Au-delà des chiffres
La plateforme a traité 20 000 appels environ. 2000 médiateurs numériques se sont portés volontaires pour participer à cette plateforme.Nous avons été environ 700 à participer à cette plateforme. Certains volontaires n’ont pas pu rejoindre les équipes opérationnelles. Tout s’est fait dans l’urgence. Dès son lancement, j’ai alerté sur ce que la plateforme induisait en terme de médiation numérique. Au cours d’une visio-conférence hebdomadaire, le Secrétaire d’état a émis l’hypothèse de la pérennité de ce service.
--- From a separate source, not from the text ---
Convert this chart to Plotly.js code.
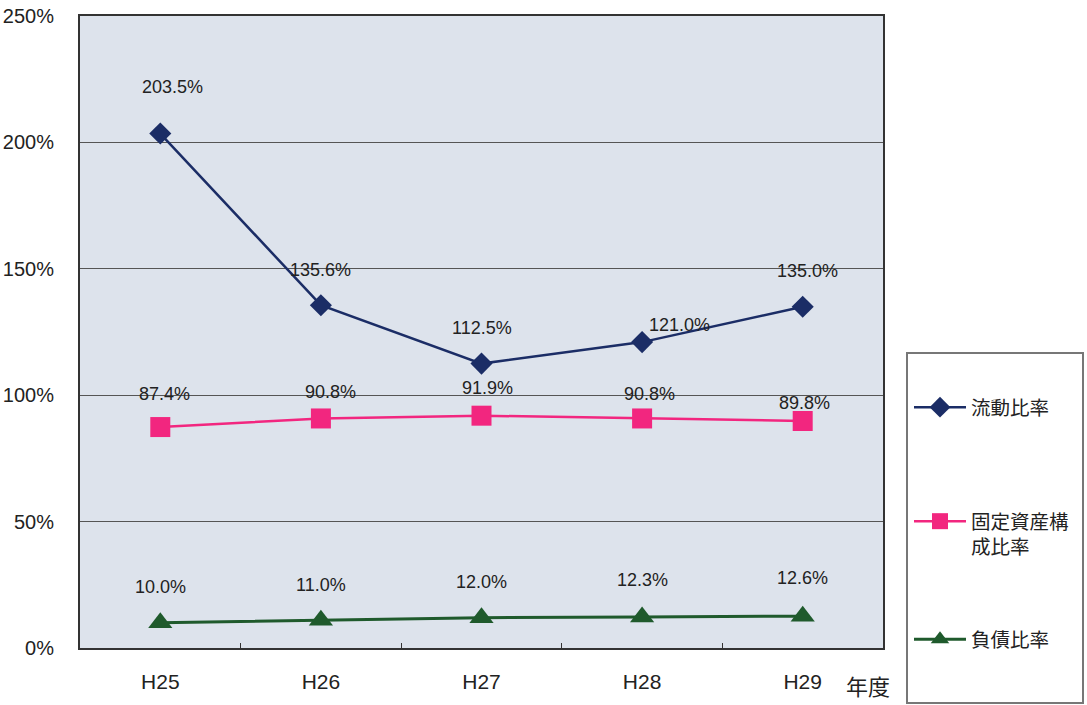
<!DOCTYPE html>
<html>
<head>
<meta charset="utf-8">
<script src="https://cdn.plot.ly/plotly-3.0.1.min.js"></script>
<style>
  html, body { margin: 0; padding: 0; background: #ffffff; }
  #chart { width: 1087px; height: 705px; }
</style>
</head>
<body>
<div id="chart"></div>
<script>
// Fiscal years (Heisei era)
const years = ['H25', 'H26', 'H27', 'H28', 'H29'];

// Ratios in percent
const currentRatio = [203.5, 135.6, 112.5, 121.0, 135.0];
const fixedAssetRatio = [87.4, 90.8, 91.9, 90.8, 89.8];
const debtRatio = [10.0, 11.0, 12.0, 12.3, 12.6];

// Legend names
const nameCurrent = '流動比率';
const nameFixed = '固定資産構<br>成比率';
const nameDebt = '負債比率';

// Axis labels
const yTickVals = [0, 50, 100, 150, 200, 250];
const yTickText = ['0%', '50%', '100%', '150%', '200%', '250%'];
const xAxisTitle = '年度';

// ---- styling ----
const NUM_FONT = 'Liberation Sans, Arial, sans-serif';
const JP_FONT = 'Noto Sans CJK JP, sans-serif';
const colors = { current: '#1b2d66', fixed: '#f2267f', debt: '#1f5a2c' };

// Pixel offsets of each value label from its marker [dx, dy]
const offsCurrent = [[12, 47], [0, 35], [0, 36], [37, 17], [5, 36]];
const offsFixed = [[4, 33], [10, 26], [6, 28], [7, 24], [2, 18]];
const offsDebt = [[0, 36], [0, 35], [0, 36], [0, 37], [0, 38]];

function labels(vals, offs) {
  return vals.map((v, i) => ({
    x: years[i], y: v, xref: 'x', yref: 'y',
    text: v.toFixed(1) + '%',
    showarrow: false,
    xshift: offs[i][0], yshift: offs[i][1],
    font: { family: NUM_FONT, size: 18, color: '#222' }
  }));
}

const traces = [
  {
    x: years, y: currentRatio, name: nameCurrent, legend: 'legend',
    type: 'scatter', mode: 'lines+markers',
    line: { color: colors.current, width: 2.5 },
    marker: { symbol: 'diamond', size: 17, color: colors.current }
  },
  {
    x: years, y: fixedAssetRatio, name: nameFixed, legend: 'legend2',
    type: 'scatter', mode: 'lines+markers',
    line: { color: colors.fixed, width: 2.5 },
    marker: { symbol: 'square', size: 20, color: colors.fixed }
  },
  {
    x: years, y: debtRatio, name: nameDebt, legend: 'legend3',
    type: 'scatter', mode: 'lines+markers',
    line: { color: colors.debt, width: 3 },
    marker: { symbol: 'triangle-up', size: 21, color: colors.debt }
  }
];

const L = 80, R = 204, T = 16, B = 57;
const W = 1087, H = 705;
const pw = W - L - R, ph = H - T - B;
const px = xp => (xp - L) / pw;          // page x -> paper x
const py = yp => (H - B - yp) / ph;      // page y -> paper y

const legendBase = {
  x: px(909), xanchor: 'left', yanchor: 'top',
  bgcolor: 'rgba(0,0,0,0)', borderwidth: 0,
  itemwidth: 52, valign: 'top',
  font: { family: JP_FONT, size: 19.5, color: '#222' }
};

const layout = {
  width: W, height: H,
  margin: { l: L, r: R, t: T, b: B, pad: 0 },
  paper_bgcolor: '#ffffff',
  plot_bgcolor: '#dde3ec',
  font: { family: NUM_FONT, color: '#222' },
  xaxis: {
    type: 'category', range: [-0.5, 4.5],
    showline: true, linecolor: '#333', linewidth: 2, mirror: true,
    ticks: 'inside', tickson: 'boundaries', ticklen: 5, tickcolor: '#333',
    showgrid: false, zeroline: false,
    tickfont: { family: NUM_FONT, size: 21, color: '#222' },
    ticklabelstandoff: 14
  },
  yaxis: {
    range: [0, 250], tickmode: 'array', tickvals: yTickVals, ticktext: yTickText,
    showline: true, linecolor: '#333', linewidth: 2, mirror: true,
    ticks: '', showgrid: true, gridcolor: '#555555', gridwidth: 1.3,
    zeroline: false,
    tickfont: { family: NUM_FONT, size: 20, color: '#222' },
    ticklabelstandoff: 20
  },
  showlegend: true,
  legend: Object.assign({}, legendBase, { y: py(388) }),
  legend2: Object.assign({}, legendBase, { y: py(502) }),
  legend3: Object.assign({}, legendBase, { y: py(620) }),
  shapes: [{
    type: 'rect', xref: 'paper', yref: 'paper', layer: 'below',
    x0: px(907), x1: px(1083), y0: py(703), y1: py(353),
    line: { color: '#777', width: 2 }, fillcolor: '#ffffff'
  }],
  annotations: [
    ...labels(currentRatio, offsCurrent),
    ...labels(fixedAssetRatio, offsFixed),
    ...labels(debtRatio, offsDebt),
    {
      x: px(868), y: py(703), xref: 'paper', yref: 'paper',
      xanchor: 'center', yanchor: 'bottom', showarrow: false,
      text: xAxisTitle,
      font: { family: JP_FONT, size: 22, color: '#222' }
    }
  ]
};

Plotly.newPlot('chart', traces, layout, { displayModeBar: false, staticPlot: true });
</script>
</body>
</html>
Il n’en est rien, la plateforme est désormais fermée.
Le gouvernement a constaté que plus de 60 % des sollicitations concernaient des démarches administratives
Trois sujets prioritaires sont apparus : communiquer avec ses proches, faire une déclaration en ligne et aussi s’informer et « trouver des informations vérifiées » sur la pandémie… »
« Une question revenait beaucoup : la téléconsultation »,
On ne sait pas trop que penser de ces informations contradictoires concernant la nature des appels. Ils mettent en évidence la nécéssité de publier les statistiques en données ouvertes.
“Les problèmes rencontrés par les usagers sont propres à un territoire, ce ne sont pas les mêmes selon que l’on se trouve dans les Hauts-de France, en montagne, ou en zone rurale”, explique l’ANCT
Nouveau périmètre.
A quel moment a t’on demandé l’avis aux médiateurs numériques sur cette plateforme ? Ce sont eux qui l’ont fait vivre au quotidien. Ce qui a fait la force de cette plateforme c’est qu’un répondant savait qu’il pouvait s’appuyer sur d’autres collègues répartis. C’est exactement le cas pour le médiateur numérique qui a répondu à Éliane. Qu’est-ce qu’on répondra à Éliane la prochaine fois ? Rappelez nous pour un certificat de décès. En effet, le gouvernement a opté pour tester une autre plateforme téléphonique dans six départements. Désormais, les agents des Maisons France Services qui répondront ne géreront que les accompagnements administratifs. Ce n’est pas la vision que je défends de l’inclusion numérique. Le médiateur numérique met l’humain au cœur de son accompagnement.